Powet gave his news curtly, making as little as might be of it. So Joliffe was taken by surprise by Ned Eme, slumped at ease on one of the benches until then, springing to his feet to exclaim, “Dead? What about George? Is he found, too?”
“Not a word of him,” Powet said. “Seems only Robyn is found.”
“It can’t be George killed and robbed him!” Ned declared. “I’ll not believe that!” His face shifted from startled to dismayed. “Holy Saint Michael, Anna must be beside herself in grief. Master Sendell, can you be done with me for now?”
Sendell managed, “For now, yes, but . . .” before Ned was away, jerking open the gate and bolting from the yard.
“Has always had a mind to Anna,” Powet said glumly, by way of something like explanation.
“Who’s this George?” Joliffe asked.
“George Wyston. Been servant to the Kydwas for years. Is all but another son to old John. Sure, he’s not murdered Robyn. Ned’s a fool.”
“Could we come back to the play now?” Sendell asked with the patience of a director who did not want to be patient much longer.
 
 
The next morning, deliberately out and about in hope that Sebastian was somewhere near and looking for him, Joliffe had no surprise at all when someone in the jostle of the market crowd along Cross Cheaping near Coventry’s market cross bumped into him from behind and slipped a scrap of paper into his hand. He did not look around. As he had been told when being taught the trick, “If you’re not
both
subtle, then it’s all a waste, isn’t it?”
Besides, he had found no one more subtle than Sebastian and doubted that—even if he had looked around—he would have found him out of the crowd. Instead he turned into the first narrow side street and only around its first sideways jog paused and read what few words were on the bit of paper. St. Michael. St. Thomas’ chapel. Now.
Well, that was clear enough. Joliffe swung around and headed for St. Michael’s church with its tall, unfinished tower.
For a parish church, the place was huge. The nave was six bays long, with arcaded aisles along both sides, an aisled chancel beyond that, and any number of chapels with their altars and arrays of candles set about here and there. Joliffe wandered until he found St. Thomas’ chapel. Sebastian was there, sitting on the stone ledge along the wall, seemingly with all his gaze and heed on the carved wooden screen and statues of Saint Thomas, Christ, other saints, and a few angels for good measure behind the altar. Being Sebastian, he was surely also aware of every movement within his range of sight outside the chapel. Never a trusting man was Sebastian. Ever.

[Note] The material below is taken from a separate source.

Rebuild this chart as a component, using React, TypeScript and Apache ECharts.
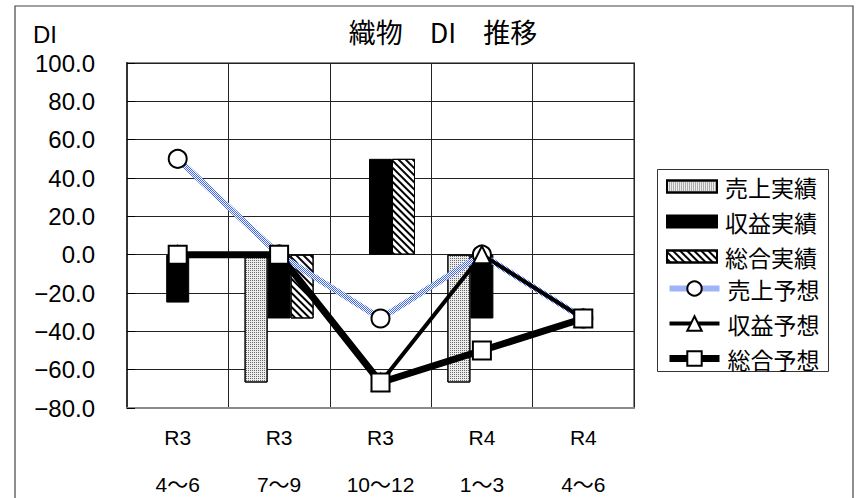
import React, { useEffect, useRef } from "react";
import * as echarts from "echarts";

// Period labels: fiscal year on the first line, months on the second
const periodYears = ["R3", "R3", "R3", "R4", "R4"];
const periodMonths = ["4～6", "7～9", "10～12", "1～3", "4～6"];

// Actual DI (bars)
const salesActual = [0, -66.7, 0, -66.7, null];
const profitActual = [-25, -33.3, 50, -33.3, null];
const totalActual = [0, -33.3, 50, 0, null];

// Forecast DI (lines)
const salesForecast = [50, 0, -33.3, 0, -33.3];
const profitForecast = [0, 0, -66.7, 0, -33.3];
const totalForecast = [0, 0, -66.7, -50, -33.3];

const barNames = ["売上実績", "収益実績", "総合実績"];
const lineNames = ["売上予想", "収益予想", "総合予想"];

const LATIN = '"Liberation Sans", "Noto Sans CJK JP", sans-serif';
const CJK = '"Noto Sans CJK JP", "Liberation Sans", sans-serif';

// Blue/white checkerboard used as the stroke of the sales forecast line
function checkerPattern(): HTMLCanvasElement {
  const c = document.createElement("canvas");
  c.width = 2;
  c.height = 2;
  const ctx = c.getContext("2d")!;
  ctx.fillStyle = "#ffffff";
  ctx.fillRect(0, 0, 2, 2);
  ctx.fillStyle = "#3f66f2";
  ctx.fillRect(0, 0, 1, 1);
  ctx.fillRect(1, 1, 1, 1);
  return c;
}

// A zero-valued bar is drawn without its outline so it stays invisible
function barData(values: (number | null)[]) {
  return values.map((v) =>
    v === 0 ? { value: 0, itemStyle: { borderWidth: 0 } } : v
  );
}

export default function App() {
  const ref = useRef<HTMLDivElement>(null);

  useEffect(() => {
    if (!ref.current) return;
    const chart = echarts.init(ref.current, null, { renderer: "svg" });
    const categories = periodYears.map((y, i) => `${y}\n${periodMonths[i]}`);
    const blueStroke = { image: checkerPattern(), repeat: "repeat" };

    const barBase = { type: "bar", barWidth: 23, barGap: "0%" };
    const legendText = {
      color: "#000",
      fontFamily: CJK,
      fontSize: 23,
      lineHeight: 22,
      padding: [0, 0, 0, 3],
    };

    chart.setOption({
      animation: false,
      backgroundColor: "#ffffff",
      grid: {
        left: 127,
        right: 227,
        top: 63,
        bottom: 90,
        outerBoundsMode: "none",
        containLabel: false,
        show: true,
        borderColor: "#8a8a8a",
        borderWidth: 2,
        backgroundColor: "transparent",
      },
      xAxis: {
        type: "category",
        data: categories,
        axisLine: { show: true, onZero: false, lineStyle: { color: "#8a8a8a", width: 2 } },
        axisTick: { show: false },
        splitLine: { show: true, lineStyle: { color: "#222", width: 1 } },
        axisLabel: {
          color: "#000",
          fontFamily: LATIN,
          fontSize: 21,
          lineHeight: 47,
          margin: 6,
          interval: 0,
        },
      },
      yAxis: {
        type: "value",
        min: -80,
        max: 100,
        interval: 20,
        axisLine: { show: true, lineStyle: { color: "#333", width: 2 } },
        axisTick: { show: true, inside: true, length: 8, lineStyle: { color: "#000", width: 1 } },
        splitLine: { show: true, lineStyle: { color: "#222", width: 1 } },
        axisLabel: {
          color: "#000",
          fontFamily: LATIN,
          fontSize: 24,
          margin: 32,
          formatter: (v: number) => (v < 0 ? "−" + Math.abs(v).toFixed(1) : v.toFixed(1)),
        },
      },
      legend: [
        {
          orient: "vertical",
          left: 666,
          top: 175,
          padding: 0,
          data: barNames.map((name) => ({ name, icon: "rect" })),
          itemWidth: 50,
          itemHeight: 12,
          itemGap: 12,
          textStyle: legendText,
        },
        {
          orient: "vertical",
          left: 666,
          top: 277,
          padding: 0,
          data: [
            { name: lineNames[0], lineStyle: { width: 6, color: blueStroke } },
            { name: lineNames[1], lineStyle: { width: 4 } },
            { name: lineNames[2], lineStyle: { width: 7 } },
          ],
          itemWidth: 50,
          itemHeight: 18,
          itemGap: 12,
          textStyle: legendText,
        },
      ],
      graphic: [
        {
          type: "rect",
          shape: { x: 15, y: 6, width: 838, height: 520 },
          style: { fill: "none", stroke: "#444", lineWidth: 1.2 },
          silent: true,
          z: -10,
        },
        {
          type: "rect",
          shape: { x: 657.5, y: 169.5, width: 171, height: 202 },
          style: { fill: "#fff", stroke: "#333", lineWidth: 1 },
          silent: true,
          z: -5,
        },
        {
          type: "text",
          x: 33,
          y: 34,
          style: {
            text: "DI",
            fontFamily: LATIN,
            fontSize: 24,
            fill: "#000",
            textAlign: "left",
            textVerticalAlign: "middle",
          },
        },
        {
          type: "text",
          x: 443,
          y: 31,
          style: {
            text: "織物　DI　推移",
            fontFamily: CJK,
            fontSize: 27,
            fill: "#000",
            textAlign: "center",
            textVerticalAlign: "middle",
          },
        },
      ],
      series: [
        {
          ...barBase,
          name: barNames[0],
          data: barData(salesActual),
          itemStyle: {
            color: "#ececec",
            borderColor: "#000",
            borderWidth: 1,
            decal: {
              symbol: "rect",
              symbolSize: 1,
              dashArrayX: [1, 1],
              dashArrayY: [1, 1],
              color: "#6a6a6a",
            },
          },
        },
        {
          ...barBase,
          name: barNames[1],
          data: barData(profitActual),
          itemStyle: { color: "#000", borderColor: "#000", borderWidth: 1 },
        },
        {
          ...barBase,
          name: barNames[2],
          data: barData(totalActual),
          itemStyle: {
            color: "#fff",
            borderColor: "#000",
            borderWidth: 1,
            decal: {
              symbol: "rect",
              symbolSize: 1,
              dashArrayX: [1, 0],
              dashArrayY: [2, 2.5],
              rotation: Math.PI / 4,
              color: "#000",
            },
          },
        },
        {
          type: "line",
          name: lineNames[0],
          data: salesForecast,
          symbol: "circle",
          symbolSize: 18,
          showAllSymbol: true,
          lineStyle: { color: blueStroke, width: 6 },
          itemStyle: { color: "#fff", borderColor: "#000", borderWidth: 2 },
          z: 3,
        },
        {
          type: "line",
          name: lineNames[1],
          data: profitForecast,
          symbol: "triangle",
          symbolSize: 17,
          showAllSymbol: true,
          lineStyle: { color: "#000", width: 4 },
          itemStyle: { color: "#fff", borderColor: "#000", borderWidth: 2 },
          z: 4,
        },
        {
          type: "line",
          name: lineNames[2],
          data: totalForecast,
          symbol: "rect",
          symbolSize: 18,
          showAllSymbol: true,
          lineStyle: { color: "#000", width: 7 },
          itemStyle: { color: "#fff", borderColor: "#000", borderWidth: 2 },
          z: 5,
        },
      ],
    });

    return () => chart.dispose();
  }, []);

  return (
    <div
      ref={ref}
      style={{ position: "fixed", left: 0, top: 0, width: 861, height: 498, background: "#fff" }}
    />
  );
}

When Joliffe came in, he stood up, bowed to the altar while crossing himself, and left, all without ever seeming to look at Joliffe. Joliffe, never looking directly at him, either, went through the business of kneeling before the altar and making what could have been a semblance of brief prayer except, so long as he was there, he made more than a semblance, praying, “Bless this work we are about, if it is work that should be done.”
After all, it hardly seemed right to ask God’s blessing on work that should
not
be done. The trouble lay in having only notoriously fallible human judgment to use in deciding. But finding out a murderer was surely a thing that should be done, and Joliffe rose, bowed, crossed himself, left the chapel, and not unexpectedly found Sebastian propped on the splayed plinth of one of the pillars not far off, head craned back in seeming study of the paintings of saints and angels along the length of the nave’s wooden ceiling. Because naves, like church porches, were places where folk commonly came and went, meeting friends and standing about in talk, there was nothing to remark in Joliffe pausing beside Sebastian and saying, pointing randomly at something on the ceiling, “Word came yesterday your missing man has been found. Was it you that did it?”